Archive for September, 2007

I don’t smoke…but I use to.

Monday, September 24th, 2007

New Hampshire has joined a bunch of other states in implementing a ban on all smoking in restaurants and bars. A lot of the do-gooder liberals who support this faulty premise of protecting me from myself also wish to raise the tax on cigarettes. Does this seem a little disingenuous to you? Well it does to me. First off, cigarettes are a legal product. If it’s so bad for me why not ban it all together? (Oops, I forgot we tried that back in 1929 with booze didn’t we? How did that work out?)

Some folks in this country need to get their heads out of their…excuse me, this is a family blog so you will have to guess where I was going with that side comment. We are not and should not be a Nanny State like so many enlighted folks seem to think. I don’t need you to protect me from the evils of smoking. I quit 11 years ago because my cute 6-year old daughter asked me to.

Smoking is a legal product. So why do we treat it as a pariah product on one hand and then tax the hell out of it in another? MONEY—that’s why. The taxes on tobacco in this country pay a lot of government costs. You want to protect me from something? How about fixing the mess we call healthcare—now that would be worthwhile. But hell, that might be too hard so you’ll go after the smoker and make him go outside to smoke.

I thought I lived in a state whose motto was “Live Free or Die”? Well it seems some of you insist on taking that freedom away from me. I did not elect you to do that. While people’s health is important, and I acknowledge that smoking is not good for anyone, stop making the smokers of the world outcasts in society. We have way to many other problems. Iraq is one of them.

Cheating Happens…In Advertising

Monday, September 17th, 2007

Yes, I know the big topic the past week was that our beloved Patriots Guru of all things football was called out as a cheat. But hey, his fine was minor compared to what happened in Formula One Racing (http://abcnews.go.com/Sports/wireStory?id=3598167). But that’s not what I really want to talk about this week.

Over the years in this business we have all heard the comment there is no such thing as a new idea—just a reworked new idea. In any other industry it might be called plagiarism. But in our industry it’s called “creative.”

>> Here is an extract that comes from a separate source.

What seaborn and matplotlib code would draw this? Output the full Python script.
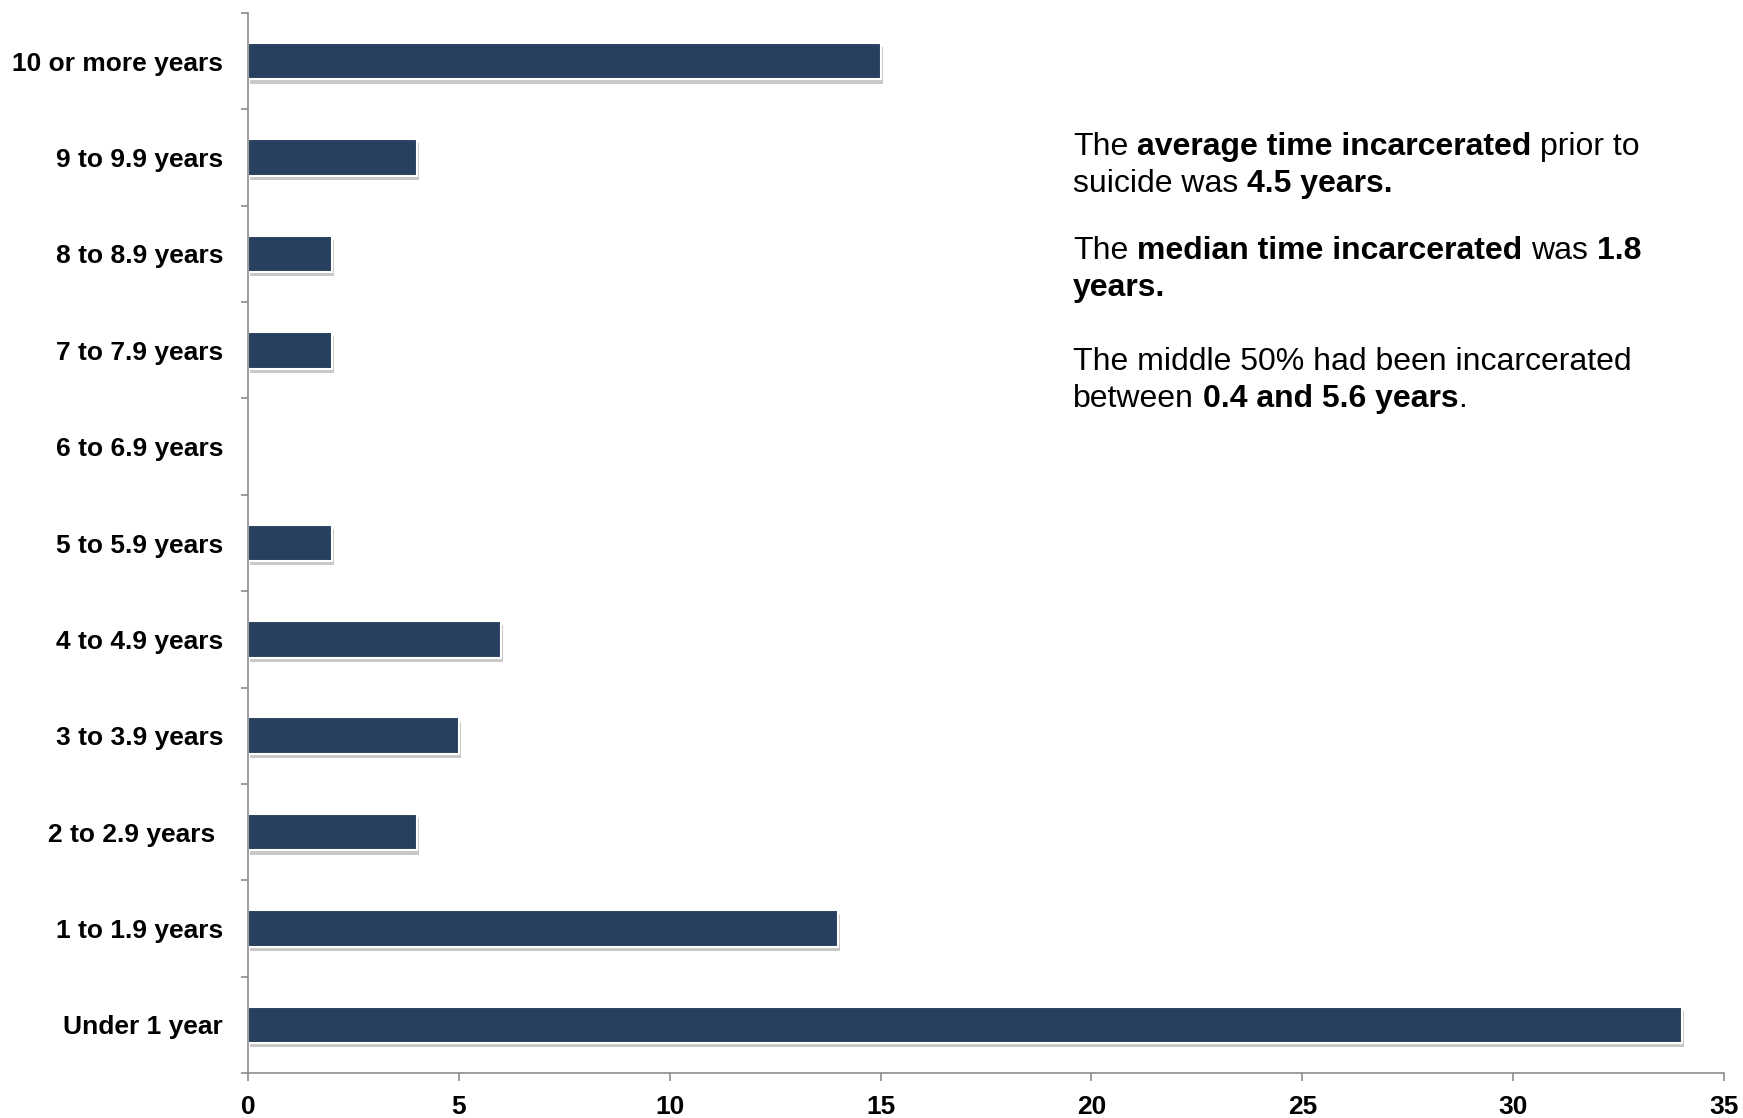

What I’m trying to say is this. There have been more times than I care to admit when we have been part of a presentation where the potential client wanted “spec” creative. (As a side point, I don’t like doing spec because you never have enough information to do a credible job.) So you do the spec and then you find out another agency won the pitch but you see your creative used six months later by the new agency! In other words the client liked your creative yet liked the other agency better for some unknown reason.

And it’s not always just spec creative. Sometimes it’s an idea for a promotion, the name of a product, a media direction—but whatever it is, if you came up with the idea and weren’t the one to execute it (or get paid for it!) it’s a stolen idea. We can label our creative as copyrighted but that gives you little or no protection today if someone slightly changes what you did to call it their own. And, as for promotions and budgets, it’s hard to put any copyright on those things.

I know it’s part of our business—but it’s still cheating.

It’s the Content, Idiot!

Monday, September 10th, 2007

My good friend Jody Reese, Publisher, Entrepreneur and all that crap, www.hippopress.com, is on a rant. And trust me there is nothing fun about a rant from a guy who buys ink by the ton. So to try and placate him (maybe get a free lunch), today’s lesson is about CONTENT!

Why the caps, you say? To emphasize that ads and press releases must be creative to get attention. I don’t care if you’re buying space in newspapers like Jody’s (hey two plugs one blog, I’m thinking steak), or the Union Leader, (oops, maybe soup), WZID Radio, WGIR Radio or WMUR-TV, if it’s not creative I don’t care what you are selling. Advertisers have got to stop worrying so much about price and placement and start worrying more about what the hell they are saying.

The best location for your ad in any medium, or for your press release, is worthless if it does not have a compelling message and folks that means WORDS. If you cannot afford an advertising agency like mine I understand but at least talk to your sales rep and get some advice about how to say what you need to say. And my other pet peeve is trying to fit the entire Encyclopedia (oops showing age again) in the ad. Less is more. White space is our friend. And that’s why this week’s blog is this short. Go forth and rewrite those ads and press releases.